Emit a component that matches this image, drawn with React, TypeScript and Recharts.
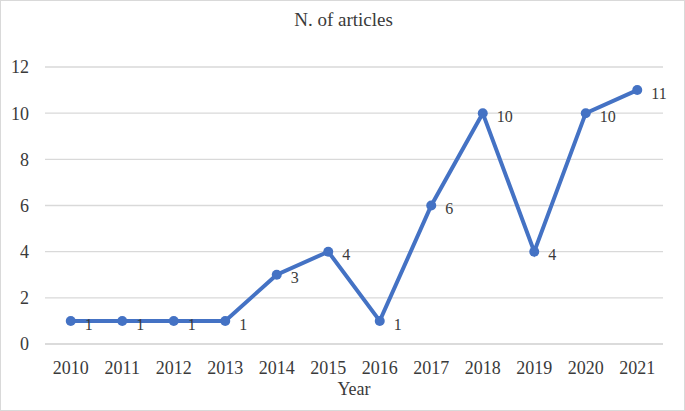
import { LineChart, Line, XAxis, YAxis, CartesianGrid, LabelList } from "recharts";

const years = ["2010", "2011", "2012", "2013", "2014", "2015", "2016", "2017", "2018", "2019", "2020", "2021"];
const articles = [1, 1, 1, 1, 3, 4, 1, 6, 10, 4, 10, 11];
const yTicks = [0, 2, 4, 6, 8, 10, 12];

const data = years.map((year, i) => ({ year, articles: articles[i] }));

const FONT = "'Liberation Serif', 'Times New Roman', serif";
const TEXT = "#3a3a3a";
const BLUE = "#4472C4";

export default function App() {
  return (
    <div
      style={{
        position: "absolute",
        left: 0,
        top: 0,
        width: 685,
        height: 411,
        boxSizing: "border-box",
        border: "1px solid #d9d9d9",
        background: "#fff",
        fontFamily: FONT,
      }}
    >
      <style>{`.recharts-wrapper text { font-family: 'Liberation Serif', 'Times New Roman', serif; }`}</style>
      <div
        style={{
          position: "absolute",
          top: 8,
          left: 0,
          width: 685,
          textAlign: "center",
          fontSize: 19,
          lineHeight: "22px",
          color: TEXT,
        }}
      >
        N. of articles
      </div>
      <div style={{ position: "absolute", left: -1, top: -1 }}>
        <LineChart width={685} height={411} data={data} margin={{ top: 67, right: 22, bottom: 0, left: 0 }}>
          <CartesianGrid vertical={false} stroke="#d9d9d9" strokeWidth={1.3} />
          <XAxis
            dataKey="year"
            height={67}
            padding={{ left: 25.75, right: 25.75 }}
            tickLine={false}
            tickSize={0}
            tickMargin={17}
            axisLine={{ stroke: "#d9d9d9", strokeWidth: 1.3 }}
            tick={{ fill: TEXT, fontSize: 18 }}
            label={{ value: "Year", position: "insideBottom", offset: 16, fill: TEXT, fontSize: 18 }}
          />
          <YAxis
            width={45}
            domain={[0, 12]}
            ticks={yTicks}
            interval={0}
            axisLine={false}
            tickLine={false}
            tickSize={0}
            tickMargin={16}
            tick={{ fill: TEXT, fontSize: 18 }}
          />
          <Line
            type="linear"
            dataKey="articles"
            stroke={BLUE}
            strokeWidth={4}
            dot={{ r: 5, fill: BLUE, stroke: BLUE, strokeWidth: 0 }}
            activeDot={false}
            isAnimationActive={false}
          >
            <LabelList dataKey="articles" position="right" offset={14} dy={3} fill={TEXT} fontSize={16} />
          </Line>
        </LineChart>
      </div>
    </div>
  );
}
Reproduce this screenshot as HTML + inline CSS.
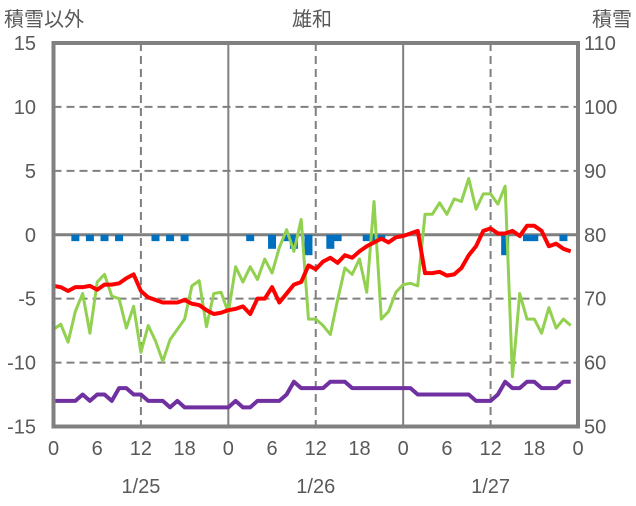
^^^^
Print out the lines exactly, skipping any picture.

### Right answer
Emit a component that matches this image, drawn with React, TypeScript and Recharts.
import { LineChart, Line, XAxis, YAxis, CartesianGrid, LabelList } from "recharts";

const years = ["2010", "2011", "2012", "2013", "2014", "2015", "2016", "2017", "2018", "2019", "2020", "2021"];
const articles = [1, 1, 1, 1, 3, 4, 1, 6, 10, 4, 10, 11];
const yTicks = [0, 2, 4, 6, 8, 10, 12];

const data = years.map((year, i) => ({ year, articles: articles[i] }));

const FONT = "'Liberation Serif', 'Times New Roman', serif";
const TEXT = "#3a3a3a";
const BLUE = "#4472C4";

export default function App() {
  return (
    <div
      style={{
        position: "absolute",
        left: 0,
        top: 0,
        width: 685,
        height: 411,
        boxSizing: "border-box",
        border: "1px solid #d9d9d9",
        background: "#fff",
        fontFamily: FONT,
      }}
    >
      <style>{`.recharts-wrapper text { font-family: 'Liberation Serif', 'Times New Roman', serif; }`}</style>
      <div
        style={{
          position: "absolute",
          top: 8,
          left: 0,
          width: 685,
          textAlign: "center",
          fontSize: 19,
          lineHeight: "22px",
          color: TEXT,
        }}
      >
        N. of articles
      </div>
      <div style={{ position: "absolute", left: -1, top: -1 }}>
        <LineChart width={685} height={411} data={data} margin={{ top: 67, right: 22, bottom: 0, left: 0 }}>
          <CartesianGrid vertical={false} stroke="#d9d9d9" strokeWidth={1.3} />
          <XAxis
            dataKey="year"
            height={67}
            padding={{ left: 25.75, right: 25.75 }}
            tickLine={false}
            tickSize={0}
            tickMargin={17}
            axisLine={{ stroke: "#d9d9d9", strokeWidth: 1.3 }}
            tick={{ fill: TEXT, fontSize: 18 }}
            label={{ value: "Year", position: "insideBottom", offset: 16, fill: TEXT, fontSize: 18 }}
          />
          <YAxis
            width={45}
            domain={[0, 12]}
            ticks={yTicks}
            interval={0}
            axisLine={false}
            tickLine={false}
            tickSize={0}
            tickMargin={16}
            tick={{ fill: TEXT, fontSize: 18 }}
          />
          <Line
            type="linear"
            dataKey="articles"
            stroke={BLUE}
            strokeWidth={4}
            dot={{ r: 5, fill: BLUE, stroke: BLUE, strokeWidth: 0 }}
            activeDot={false}
            isAnimationActive={false}
          >
            <LabelList dataKey="articles" position="right" offset={14} dy={3} fill={TEXT} fontSize={16} />
          </Line>
        </LineChart>
      </div>
    </div>
  );
}
Reproduce this screenshot as HTML + inline CSS.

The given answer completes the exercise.